Sub-zones within Naoussa
Although the PDO recognises no formal sub-zones, producers and connoisseurs identify three informal areas. Gastra (southern, lower plots around the town of Naoussa) produces fuller, rounder wines. Trilofo and Strantza (central, mid-altitude) are classic Naoussa, with the most celebrated plots. Polla Nera and the highest slopes produce fresher, lighter wines with higher acidity. Producers like Thymiopoulos have introduced single-vineyard bottlings in recent years to make these differences visible on the label (Earth and Sky, Uranos).
What ends up in the glass
PDO Naoussa wines show the Xinomavro profile at its most pronounced. The colour starts as a light ruby that shifts to brick-red as the wine ages. On the nose you find tomato leaf, olive, herbs and dried cherry, with older bottlings often adding a note of wild mushroom. The palate carries high tannin, high acidity and a light body, the combination that fuels the Nebbiolo comparison. Alcohol usually sits between 13 and 14 percent.
Producers
Boutari Grande Reserve (since 1879) was the international ambassador for decades and remains the most accessible anchor. Kir-Yianni (Yiannis Boutaris and his son Stellios, since 1997) established the modern premium style with Ramnista and Diaporos. Thymiopoulos (Apostolos Thymiopoulos, since 2003) brings the natural-wine-oriented counterpart with the Young Vines, Earth and Sky, and Uranos lines. Markovitis, Diamantakos, and Karydas represent smaller, quality-oriented producers.
The critical point
Naoussa has the same paradoxical problem as many premium Greek regions: exceptional quality without matching international recognition.

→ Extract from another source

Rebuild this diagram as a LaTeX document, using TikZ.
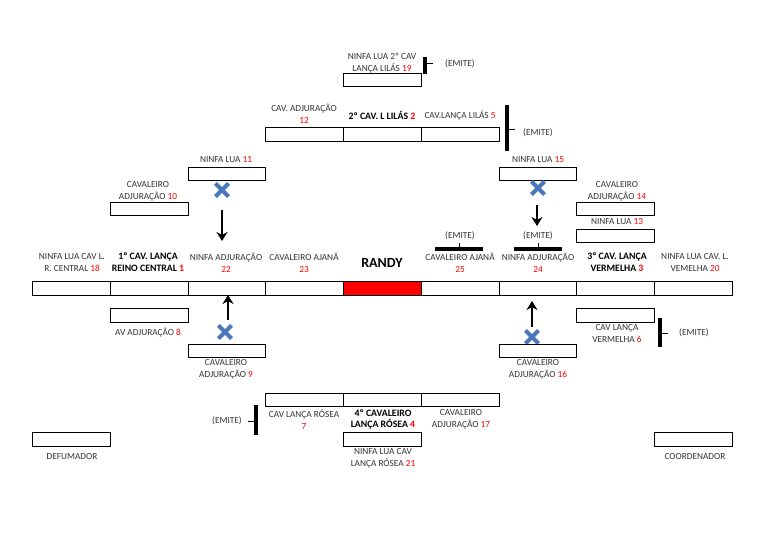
\documentclass[tikz,border=0pt]{standalone}
\usepackage{fontspec}
\setmainfont{Carlito}
\usepackage{tikz}
\usetikzlibrary{arrows.meta,shapes.misc}
\usepackage{xcolor}
\definecolor{Ink}{HTML}{333333}
\definecolor{NumRed}{HTML}{FF0000}
\definecolor{CrossBlue}{HTML}{4A78B8}
\newcommand{\rednum}[1]{\textcolor{NumRed}{#1}}

\begin{document}
\begin{tikzpicture}[x=1pt,y=-1pt,
  seat/.style={draw=black,line width=0.9pt,minimum width=77.75pt,minimum height=13.5pt,inner sep=0pt},
  lbl/.style={font=\fontsize{9.3}{11.8}\selectfont,text=Ink,align=center,inner sep=0pt},
  lead/.style={font=\bfseries\fontsize{9.8}{11.8}\selectfont,text=black,align=center,inner sep=0pt},
  cross/.style={cross out,draw=CrossBlue,line width=4.2pt,minimum size=9pt,inner sep=0pt},
  arrow/.style={-{Stealth[length=9pt,width=11pt]},line width=2.4pt,draw=black},
  bar/.style={line width=3.5pt,draw=black},
  tick/.style={line width=1pt,draw=black}
]
  \useasboundingbox (0,0) rectangle (768,543);

  % top: ninfa lua 19
  \node[lbl] (l19) at (382,63.5) {NINFA LUA 2º CAV\\LANÇA LILÁS \rednum{19}};
  \node[seat] (s19) at (382.5,80) {};
  \draw[bar] (425,57) -- (425,74);
  \draw[tick] (425,64) -- (433,64);
  \node[lbl] (e19) at (460,64) {(EMITE)};

  % second row: lilas
  \node[lbl] (l12) at (304,114) {CAV. ADJURAÇÃO\\\rednum{12}};
  \node[lead] (l2) at (382,115) {2º CAV. L LILÁS \rednum{2}};
  \node[lbl] (l5) at (460,115) {CAV.LANÇA LILÁS \rednum{5}};
  \node[seat] (s12) at (304.75,134.5) {};
  \node[seat] (s2) at (382.5,134.5) {};
  \node[seat] (s5) at (460.25,134.5) {};
  \draw[bar] (507,105) -- (507,151);
  \draw[tick] (507,129) -- (515,129);
  \node[lbl] (e5) at (538,133) {(EMITE)};

  % upper left
  \node[lbl] (l11) at (226,160) {NINFA LUA \rednum{11}};
  \node[seat] (s11) at (227,174) {};
  \node[cross] (x11) at (222,190) {};
  \node[lbl] (l10) at (148,191.5) {CAVALEIRO\\ADJURAÇÃO \rednum{10}};
  \node[seat] (s10) at (149.25,209) {};
  \coordinate (a11t) at (222,210);
  \coordinate (a11h) at (222,241);
  \draw[arrow] (a11t) -- (a11h);

  % upper right
  \node[lbl] (l15) at (538,160) {NINFA LUA \rednum{15}};
  \node[seat] (s15) at (538,174) {};
  \node[cross] (x15) at (538,188) {};
  \node[lbl] (l14) at (617,191.5) {CAVALEIRO\\ADJURAÇÃO \rednum{14}};
  \node[seat] (s14) at (615.75,209) {};
  \node[lbl] (l13) at (617,222) {NINFA LUA \rednum{13}};
  \node[seat] (s13) at (615.75,236) {};
  \coordinate (a15t) at (537,205);
  \coordinate (a15h) at (537,226);
  \draw[arrow] (a15t) -- (a15h);

  % emite over 25 and 24
  \node[lbl] (e25) at (460,236) {(EMITE)};
  \draw[bar] (435,249) -- (483,249);
  \draw[tick] (459,249) -- (459,243);
  \node[lbl] (e24) at (538,236) {(EMITE)};
  \draw[bar] (514,249) -- (562,249);
  \draw[tick] (538,249) -- (538,243);

  % main row labels
  \node[lbl] (l18) at (72,262.5) {NINFA LUA CAV L.\\R. CENTRAL \rednum{18}};
  \node[lead] (l1) at (148,262.5) {1º CAV. LANÇA\\REINO CENTRAL \rednum{1}};
  \node[lbl] (l22) at (226,262.5) {NINFA ADJURAÇÃO\\\rednum{22}};
  \node[lbl] (l23) at (304,262.5) {CAVALEIRO AJANÃ\\\rednum{23}};
  \node[lead,font=\bfseries\fontsize{14}{16}\selectfont] (lrandy) at (382,263) {RANDY};
  \node[lbl] (l25) at (460,262.5) {CAVALEIRO AJANÃ\\\rednum{25}};
  \node[lbl] (l24) at (538,262.5) {NINFA ADJURAÇÃO\\\rednum{24}};
  \node[lead] (l3) at (617,262.5) {3º CAV. LANÇA\\VERMELHA \rednum{3}};
  \node[lbl] (l20) at (695,262.5) {NINFA LUA CAV. L.\\VEMELHA \rednum{20}};

  % main row seats
  \node[seat] (s18) at (71.5,288.5) {};
  \node[seat] (s1) at (149.25,288.5) {};
  \node[seat] (s22) at (227,288.5) {};
  \node[seat] (s23) at (304.75,288.5) {};
  \node[seat,fill=red] (srandy) at (382.5,288.5) {};
  \node[seat] (s25) at (460.25,288.5) {};
  \node[seat] (s24) at (538,288.5) {};
  \node[seat] (s3) at (615.75,288.5) {};
  \node[seat] (s20) at (693.5,288.5) {};

  % lower left
  \node[seat] (s8) at (149.25,315.5) {};
  \node[lbl] (l8) at (148,333) {AV ADJURAÇÃO \rednum{8}};
  \coordinate (a9t) at (228,320);
  \coordinate (a9h) at (228,295);
  \draw[arrow] (a9t) -- (a9h);
  \node[cross] (x9) at (225,332) {};
  \node[seat] (s9) at (227,351) {};
  \node[lbl] (l9) at (226,369) {CAVALEIRO\\ADJURAÇÃO \rednum{9}};

  % lower right
  \node[seat] (s6) at (615.75,315.5) {};
  \node[lbl] (l6) at (617,333.5) {CAV LANÇA\\VERMELHA \rednum{6}};
  \draw[bar] (660,318) -- (660,347);
  \draw[tick] (660,333) -- (668,333);
  \node[lbl] (e6) at (694,333) {(EMITE)};
  \coordinate (a16t) at (532,327);
  \coordinate (a16h) at (532,301);
  \draw[arrow] (a16t) -- (a16h);
  \node[cross] (x16) at (532,337) {};
  \node[seat] (s16) at (538,351) {};
  \node[lbl] (l16) at (538,369) {CAVALEIRO\\ADJURAÇÃO \rednum{16}};

  % bottom: rosea
  \node[seat] (s7) at (304.75,400) {};
  \node[seat] (s4) at (382.5,400) {};
  \node[seat] (s17) at (460.25,400) {};
  \node[lbl] (l7) at (304,419.5) {CAV LANÇA RÓSEA\\\rednum{7}};
  \node[lead] (l4) at (383,419.5) {4º CAVALEIRO\\LANÇA RÓSEA \rednum{4}};
  \node[lbl] (l17) at (461,419.5) {CAVALEIRO\\ADJURAÇÃO \rednum{17}};
  \draw[bar] (256,405) -- (256,435);
  \draw[tick] (256,421) -- (248,421);
  \node[lbl] (e7) at (227,421) {(EMITE)};
  \node[seat] (s21) at (382.5,439.5) {};
  \node[lbl] (l21) at (383,458) {NINFA LUA CAV\\LANÇA RÓSEA \rednum{21}};

  % defumador and coordenador
  \node[seat] (sdef) at (71.5,439.5) {};
  \node[lbl] (ldef) at (72,457) {DEFUMADOR};
  \node[seat] (scoord) at (693.5,439.5) {};
  \node[lbl] (lcoord) at (695,457) {COORDENADOR};
\end{tikzpicture}
\end{document}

A Naoussa Reserve from Kir-Yianni (€25-35) delivers quality comparable to entry-level Barbaresco (€40+), but the name Naoussa means nothing to the average sommelier outside Greece. For winemakers that is a margin problem; for drinkers looking for underrated quality, it’s a valuable entry point.
Historical context
Naoussa has a past that runs deeper than the 1971 PDO recognition. The Boutari family started commercial Xinomavro production here in 1879, making Boutari Grande Reserve one of the oldest continuously produced wines of Greece. The phylloxera crisis reached Naoussa relatively late (1920s) and destroyed a substantial part of the old vineyard area. During the Greek Civil War (1946-1949) and the Second World War many plots fell into neglect or were converted to tobacco and fruit trees. The area Naoussa holds today (around 600 hectares) is a fraction of the pre-war planting. The modern quality revolution started in the 1990s with the founding of Kir-Yianni and the generational shift at Boutari, followed by the natural-oriented wave around 2003 with Thymiopoulos.
For the drinker
Start with Boutari Grande Reserve (€18-22) for a classic anchor. For a more modern style: Thymiopoulos Young Vines (€18) or Kir-Yianni Ramnista (€22). For reserve: Kir-Yianni Diaporos (€45-55, vintage-dependent). Drink at 16-18°C, decant 30-60 minutes for young bottles. With food: lamb with rosemary, roasted eggplant, mushroom risotto, hard aged cheeses. Not with delicate fish.